What does it mean to be a Sustainably Grown Pecan Farm?

At King Springs Pecans, LLC, we think “Sustainably Grown” is a modern understanding of what we call Stewardship - protecting the land and the animals and folks on it for the future, as if we will have to give an account for what we have done.  The farm is an environmental operating system that produces healthy food for people but also requires us to put back more into the land and our employees and community than we take from it to grow food.  In this way we are totally different from “extraction or industrial farming” where the land is depleted and communities are weakened in order to grow food.     

The SCS Global Services certification process is a very high standard and looks at all facets of our farm operation. A few of the main areas we are certified on are:

  • How we have improved the soil health on our farm including soil regeneration, erosion protection, soil nutrition, cover cropping, humus layer soil development and mulching to strengthen our soil.

  • How we are treating our employees and their families and making a path for them to be successful in their lives through fair pay, benefits and employment opportunities. How we are involved in our farm community and the surrounding communities.

  • How are we caring for our main crop, 26,000 pecan trees on our farms. There are a broad range of criteria that are measured that range from efficient water use to weekly “scouting” of the trees to insure tree health and vitality. How are we protecting our farm’s ecological habitat that is home to dozens of different species of fauna and flora on this unique and beautiful piece of land.

  • How we are evaluating and adopting new agricultural practices and technology to improve the farm systems. Paradoxically, some of the “new” agricultural practices we have evaluated and adopted are centuries old and had just been ignored for several generations of industrial farming.

  • SCS Global Services (SCS) has been providing global leadership in third-part quality, environmental and sustainability verification, certification, auditing, testing, and standards development for almost four decades. Its programs span a cross-section of industries, recognizing achievements in green building, product manufacturing, food and agriculture, forestry, power generation, retail, and more. SCS is accredited to provide services under a wide range of nationally and internationally recognized certification programs. Consistent with its mission, SCS is a chartered benefit corporation, reflecting its commitment to socially and environmentally responsible business practices.

What is most conspicuously absent from the industrial economy and industrial culture is this idea of return. Industrial humans relate themselves to the world and its creatures by fairly direct acts of violence. Mostly we take without asking, use without respect or gratitude, and give nothing in return. Our economy’s most voluminous product is waste - valuable materials irrecoverably misplaced or randomly discharged as poisons.
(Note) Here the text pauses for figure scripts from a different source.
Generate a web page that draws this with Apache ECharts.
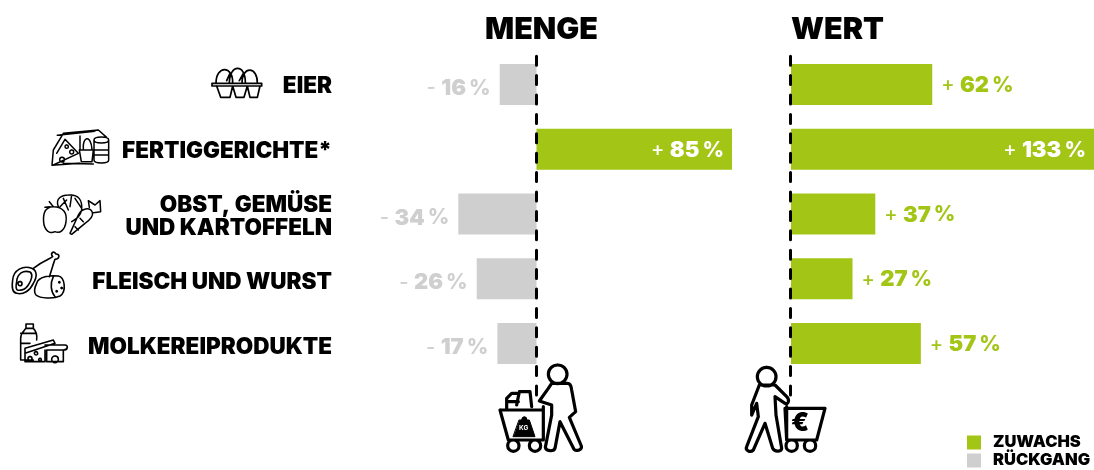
<!DOCTYPE html>
<html><head><meta charset="utf-8">
<style>html,body{margin:0;padding:0;background:#fff}#c{width:1094px;height:470px}</style>
<script src="https://cdn.jsdelivr.net/npm/echarts@6/dist/echarts.min.js"></script>
</head><body><div id="c"></div>
<script>
const categories = ['EIER','FERTIGGERICHTE*','OBST, GEMÜSE\nUND KARTOFFELN','FLEISCH UND WURST','MOLKEREIPRODUKTE'];
const mengeZuwachs = [null,85,null,null,null];
const mengeRueckgang = [-16,null,-34,-26,-17];
const wertZuwachs = [62,133,37,27,57];
const titles = ['MENGE','WERT'];
const legendNames = ['ZUWACHS','RÜCKGANG'];

const GREEN='#a2c516', GREY='#cfcfcf', FONT='Inter, "Open Sans", sans-serif';
const PX=2.3, Z1=536.5, Z2=791, TOP=52, BAND=64.8;

function rich(color){return {
  s:{color,fontFamily:FONT,fontSize:20,fontWeight:500},
  n:{color,fontFamily:FONT,fontSize:22,fontWeight:900},
  p:{color,fontFamily:FONT,fontSize:21,fontWeight:800}
};}
function fmt(p){const v=p.value; if(v==null) return '';
  return `{s|${v<0?'-':'+'} }{n|${Math.abs(v)}}{p|\u2009%}`;}
function lab(position,color,distance,dy){return {show:true,position,distance,offset:[0,dy],formatter:fmt,rich:rich(color)};}
function toData(arr,insideFrom){return arr.map(v=>{
  if(v==null) return {value:null};
  if(v>=insideFrom) return {value:v,label:lab('insideRight','#fff',8,1)};
  return {value:v};
});}

let shapeId=0;
function ic(d,ox,oy,lw,fill){
  const name='iconShape'+(shapeId++);
  echarts.graphic.registerShape(name,echarts.graphic.extendPath(d,{}));
  return {type:name,silent:true,x:ox,y:oy,scaleX:1/3,scaleY:1/3,z:20,
    style:{fill:fill||'none',stroke:'#000',lineWidth:lw*3,lineJoin:'round',lineCap:'round'}};
}

const eggs='M648 100C648 45 700 45 698 100M688 100C688 40 738 40 736 100M726 100C726 45 774 50 772 100M690 70L680 92M730 70L718 92M636 100H785V108H636ZM650 108L662 142H690L698 108M698 108L708 142H732L742 108M742 108L750 142H772L780 108';
const meal='M190 250L295 240L320 262M190 250L160 300L156 346L240 340M172 256L285 244M160 345L235 310L195 268L170 310M186 322a7 7 0 1 0 .1 0M215 300a6 6 0 1 0 .1 0M200 285a5 5 0 1 0 .1 0M240 258V300M238 300H280L276 335H244ZM250 298C246 262 272 250 276 298M282 270C282 258 326 258 326 270V330C326 342 282 342 282 330ZM282 270C282 282 326 282 326 270M284 300H324M284 315H324M190 340L280 342';
const veg='M160 470C130 470 128 500 132 525C140 550 155 550 165 545C180 552 195 540 198 515C202 490 190 470 160 470ZM160 470L148 455M175 470C165 445 185 435 205 435C235 432 248 450 245 480C240 500 230 505 215 515M190 445L205 480M215 435L210 470M225 445L245 475M200 450L180 470M210 550L235 495C245 475 270 470 277 487C280 497 270 510 255 520L215 553ZM268 472L265 452L285 465L300 452L302 485L280 488M240 505L250 515M225 530L235 540M150 470L135 472';
const meat='M38 690C40 660 70 645 95 655C112 662 112 680 100 700C90 722 70 735 50 730C38 728 35 710 38 690ZM50 695C52 670 70 660 90 666C100 672 95 690 85 705C75 720 62 722 52 720C46 716 48 705 50 695ZM60 695a6 6 0 1 0 .1 0M100 655C120 640 140 630 150 625L158 620C150 610 160 600 168 612C182 612 178 628 165 628C160 640 155 660 148 680M110 700C115 680 150 675 175 678C195 682 200 725 180 738C160 748 120 745 108 735C100 725 105 710 110 700ZM160 680C150 700 152 725 165 740M178 695a2 2 0 1 0 .1 0M185 712a2 2 0 1 0 .1 0M170 722a2 2 0 1 0 .1 0';
const dairy='M78 822H100V835H78ZM78 835C70 845 62 850 62 865V930H100M100 835C110 845 112 855 110 870M62 880H90M62 850H108M75 895L160 870L165 880L75 910ZM75 910V935H135V900M90 920a6 6 0 1 0 .1 0M108 905a5 5 0 1 0 .1 0M120 925a4 4 0 1 0 .1 0M135 885H195C205 885 205 900 190 900V935H140V900H195M165 918a10 10 0 1 0 .1 0';
const kgPerson='M233 75a28 28 0 1 0 .1 0M205 145L215 130H262C270 130 274 138 275 150L287 215L268 232L304 318C307 330 290 335 282 328L240 245L225 325C222 335 198 335 196 322L215 225V195L178 183M178 183L205 145M60 210H190V300H85ZM190 200L190 300M85 300L60 210M100 300a17 17 0 1 0 .1 34a17 17 0 1 0 -.1 -34M165 300a17 17 0 1 0 .1 34a17 17 0 1 0 -.1 -34M80 205V175L95 160H110M110 195L118 155H150L155 200M85 185H115';
const weight='M118 240H148L165 290H100ZM125 240a8 10 0 1 1 16 0';
const euroPerson='M860 82a28 28 0 1 0 .1 0M838 135H885L920 170C930 180 925 195 915 190L885 170L888 225L905 325C905 335 885 338 878 325L855 250L820 330C810 340 795 330 800 320L835 230L830 190L815 225V195ZM915 205H1035L1010 300H920ZM920 200V300M935 300a17 17 0 1 0 .1 34a17 17 0 1 0 -.1 -34M990 300a17 17 0 1 0 .1 34a17 17 0 1 0 -.1 -34';

const option={
  animation:false,
  backgroundColor:'#fff',
  title:[
    {text:titles[0],left:480,top:9,textStyle:{fontFamily:FONT,fontSize:30.5,fontWeight:900,color:'#000'}},
    {text:titles[1],left:786,top:9,textStyle:{fontFamily:FONT,fontSize:30.5,fontWeight:900,color:'#000'}}
  ],
  legend:{data:[legendNames[0],legendNames[1]],orient:'vertical',left:967,top:434,height:60,width:130,itemWidth:14,itemHeight:14,itemGap:1,padding:0,
    icon:'rect',textStyle:{fontFamily:FONT,fontSize:16.5,fontWeight:900,color:'#000',lineHeight:14,padding:[0,0,0,7]},selectedMode:false},
  grid:[
    {left:Z1-60*PX,top:TOP,width:160*PX,height:5*BAND},
    {left:Z2,top:TOP,width:133*PX,height:5*BAND},
    {left:Z1,top:TOP,width:10,height:343},
    {left:Z2-1,top:TOP,width:10,height:343},
    {left:Z1-60*PX,top:53.8,width:160*PX,height:5*65.2}
  ],
  xAxis:[
    {gridIndex:0,type:'value',min:-60,max:100,show:false},
    {gridIndex:1,type:'value',min:0,max:133,show:false},
    {gridIndex:2,type:'value',min:0,max:1,show:false},
    {gridIndex:3,type:'value',min:0,max:1,show:false},
    {gridIndex:4,type:'value',min:0,max:1,show:false}
  ],
  yAxis:[
    {gridIndex:0,type:'category',inverse:true,data:categories,axisLine:{show:false},axisTick:{show:false},axisLabel:{show:false}},
    {gridIndex:1,type:'category',inverse:true,data:categories,axisLine:{show:false},axisTick:{show:false},axisLabel:{show:false}},
    ...[2,3].map(g=>({gridIndex:g,type:'value',min:0,max:1,splitLine:{show:false},axisTick:{show:false},axisLabel:{show:false},
      z:10,axisLine:{show:true,onZero:false,lineStyle:{color:'#000',width:3,type:[9,10.4]}}})),
    {gridIndex:4,type:'category',inverse:true,data:categories,position:'left',
      axisLine:{show:false},axisTick:{show:false},
      axisLabel:{margin:Z1-60*PX-332,align:'right',fontFamily:FONT,fontSize:22.5,fontWeight:900,color:'#000',lineHeight:23}}
  ],
  series:[
    {name:legendNames[0],type:'bar',xAxisIndex:0,yAxisIndex:0,barWidth:41,barGap:'-100%',data:toData(mengeZuwachs,0),
      itemStyle:{color:GREEN},label:lab('right',GREEN,9,1)},
    {name:legendNames[1],type:'bar',xAxisIndex:0,yAxisIndex:0,barWidth:41,barGap:'-100%',data:toData(mengeRueckgang,Infinity),
      itemStyle:{color:GREY},label:lab('left',GREY,9,4)},
    {name:legendNames[0],type:'bar',xAxisIndex:1,yAxisIndex:1,barWidth:41,data:toData(wertZuwachs,100),
      itemStyle:{color:GREEN},label:lab('right',GREEN,9,1)}
  ],
  graphic:{elements:[
    ic(eggs,0,50,1.7),ic(meal,0,50,1.5),ic(veg,0,50,1.5),ic(meat,0,50,1.6),ic(dairy,0,50,1.6),
    ic(kgPerson,480,340,3.2,'#fff'),ic(weight,480,340,1,'#000'),
    ic(euroPerson,480,340,3.2,'#fff'),
    {type:'text',silent:true,z:21,x:519,y:425,style:{text:'KG',fill:'#fff',font:'700 6.5px '+FONT}},
    {type:'text',silent:true,z:21,x:791,y:410,style:{text:'€',fill:'#000',font:'900 26px '+FONT}}
  ]}
};
const chart=echarts.init(document.getElementById('c'),null,{renderer:'canvas'});
chart.setOption(option);
</script></body></html>
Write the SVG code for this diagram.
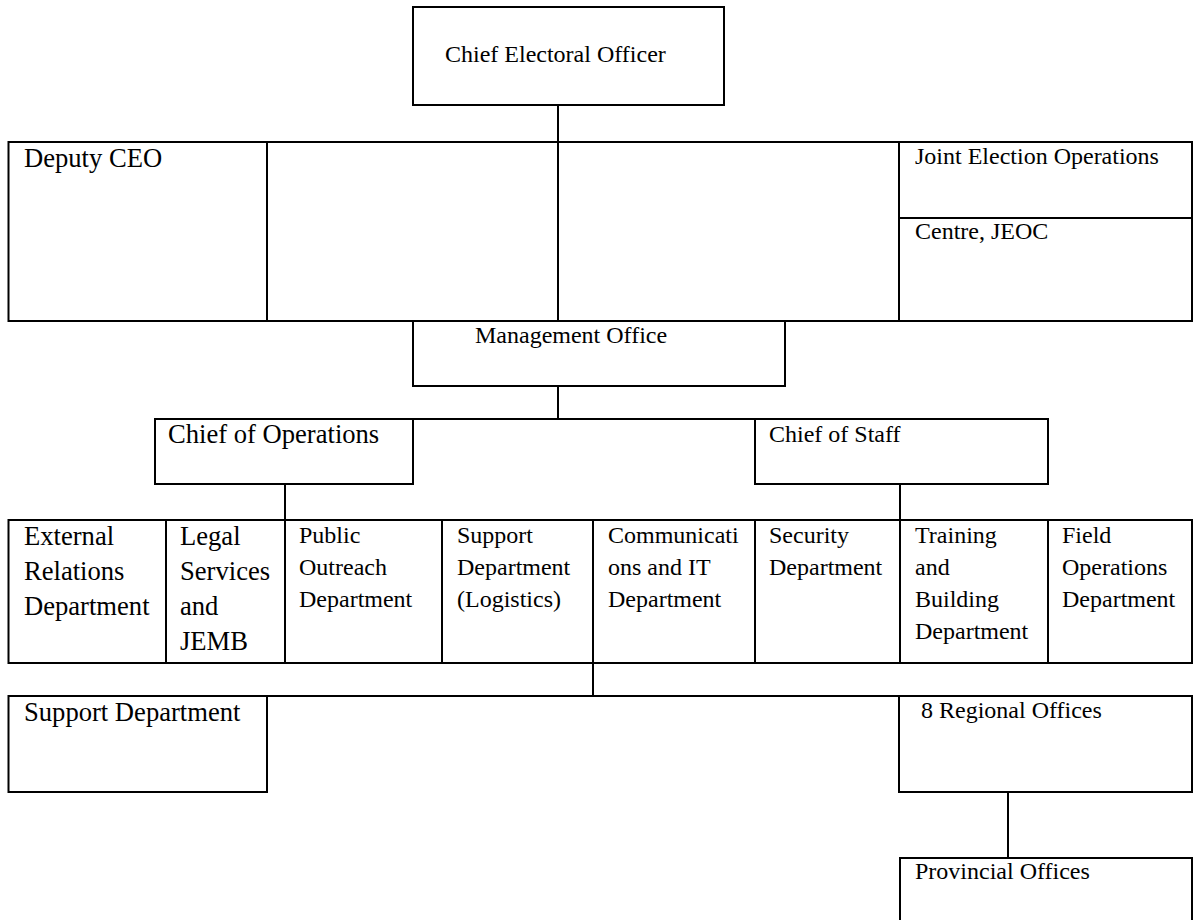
<svg xmlns="http://www.w3.org/2000/svg" width="1194" height="920" viewBox="0 0 1194 920">
<style>
.box{fill:#fff;stroke:#000;stroke-width:2}
.ln{fill:none;stroke:#000;stroke-width:2}
text{font-family:"Liberation Serif","Times New Roman",serif;fill:#000}
.s{font-size:24px}
.l{font-size:26.6px}
</style>
<rect width="1194" height="920" fill="#fff"/>
<g id="connectors">
<line class="ln" x1="558" y1="105" x2="558" y2="142"/>
<line class="ln" x1="558" y1="386" x2="558" y2="419"/>
<line class="ln" x1="413" y1="419" x2="755" y2="419"/>
<line class="ln" x1="285" y1="484" x2="285" y2="520"/>
<line class="ln" x1="900" y1="484" x2="900" y2="520"/>
<line class="ln" x1="593" y1="663" x2="593" y2="696"/>
<line class="ln" x1="267" y1="696" x2="899" y2="696"/>
<line class="ln" x1="1008" y1="792" x2="1008" y2="858"/>
</g>
<g id="ceo">
<rect class="box" x="413" y="7" width="311" height="98"/>
<text class="s" x="445" y="62">Chief Electoral Officer</text>
</g>
<g id="deputy-row">
<rect class="box" x="8.5" y="142" width="1183.5" height="179"/>
<line class="ln" x1="267" y1="142" x2="267" y2="321"/>
<line class="ln" x1="558" y1="142" x2="558" y2="321"/>
<line class="ln" x1="899" y1="142" x2="899" y2="321"/>
<line class="ln" x1="899" y1="218" x2="1192" y2="218"/>
</g>
<g id="deputy-ceo"><text class="l" x="24" y="167">Deputy CEO</text></g>
<g id="jeoc">
<text class="s" x="915" y="164">Joint Election Operations</text>
<text class="s" x="915" y="239">Centre, JEOC</text>
</g>
<g id="management">
<rect class="box" x="413" y="321" width="372" height="65"/>
<text class="s" x="475" y="343">Management Office</text>
</g>
<g id="chief-ops">
<rect class="box" x="155" y="419" width="258" height="65"/>
<text class="l" x="168" y="443">Chief of Operations</text>
</g>
<g id="chief-staff">
<rect class="box" x="755" y="419" width="293" height="65"/>
<text class="s" x="769" y="442">Chief of Staff</text>
</g>
<g id="dept-row">
<rect class="box" x="8.5" y="520" width="1183.5" height="143"/>
<line class="ln" x1="166" y1="520" x2="166" y2="663"/>
<line class="ln" x1="285" y1="520" x2="285" y2="663"/>
<line class="ln" x1="442" y1="520" x2="442" y2="663"/>
<line class="ln" x1="593" y1="520" x2="593" y2="663"/>
<line class="ln" x1="755" y1="520" x2="755" y2="663"/>
<line class="ln" x1="900" y1="520" x2="900" y2="663"/>
<line class="ln" x1="1048" y1="520" x2="1048" y2="663"/>
</g>
<g id="external"><text class="l" x="24" y="545">External</text><text class="l" x="24" y="580">Relations</text><text class="l" x="24" y="615">Department</text></g>
<g id="legal"><text class="l" x="180" y="545">Legal</text><text class="l" x="180" y="580">Services</text><text class="l" x="180" y="615">and</text><text class="l" x="180" y="650">JEMB</text></g>
<g id="outreach"><text class="s" x="299" y="543">Public</text><text class="s" x="299" y="575">Outreach</text><text class="s" x="299" y="607">Department</text></g>
<g id="logistics"><text class="s" x="457" y="543">Support</text><text class="s" x="457" y="575">Department</text><text class="s" x="457" y="607">(Logistics)</text></g>
<g id="comms"><text class="s" x="608" y="543">Communicati</text><text class="s" x="608" y="575">ons and IT</text><text class="s" x="608" y="607">Department</text></g>
<g id="security"><text class="s" x="769" y="543">Security</text><text class="s" x="769" y="575">Department</text></g>
<g id="training"><text class="s" x="915" y="543">Training</text><text class="s" x="915" y="575">and</text><text class="s" x="915" y="607">Building</text><text class="s" x="915" y="639">Department</text></g>
<g id="field"><text class="s" x="1062" y="543">Field</text><text class="s" x="1062" y="575">Operations</text><text class="s" x="1062" y="607">Department</text></g>
<g id="support">
<rect class="box" x="8.5" y="696" width="258.5" height="96"/>
<text class="l" x="24" y="721">Support Department</text>
</g>
<g id="regional">
<rect class="box" x="899" y="696" width="293" height="96"/>
<text class="s" x="921" y="718">8 Regional Offices</text>
</g>
<g id="provincial">
<rect class="box" x="900" y="858" width="292" height="80"/>
<text class="s" x="915" y="879">Provincial Offices</text>
</g>
</svg>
To perceive the world and our life in it as gifts originating in sanctity is to see our human economy as a continuing moral crisis. Our life of need and work forces us inescapably to use in time things belonging to eternity, and to assign finite values to things already recognized as infinitely valuable. This is a fearful predicament. It calls for prudence, humility, good work, propriety of scale. It calls for the complex responsibilities of caretaking and giving-back that we mean by ‘stewardship.’ To all of this the idea of the immeasurable value of the resource is central.
— Wendell Berry, The World-Ending Fire, “The Agrarian Standard,” p. 136 (Catapult 2018).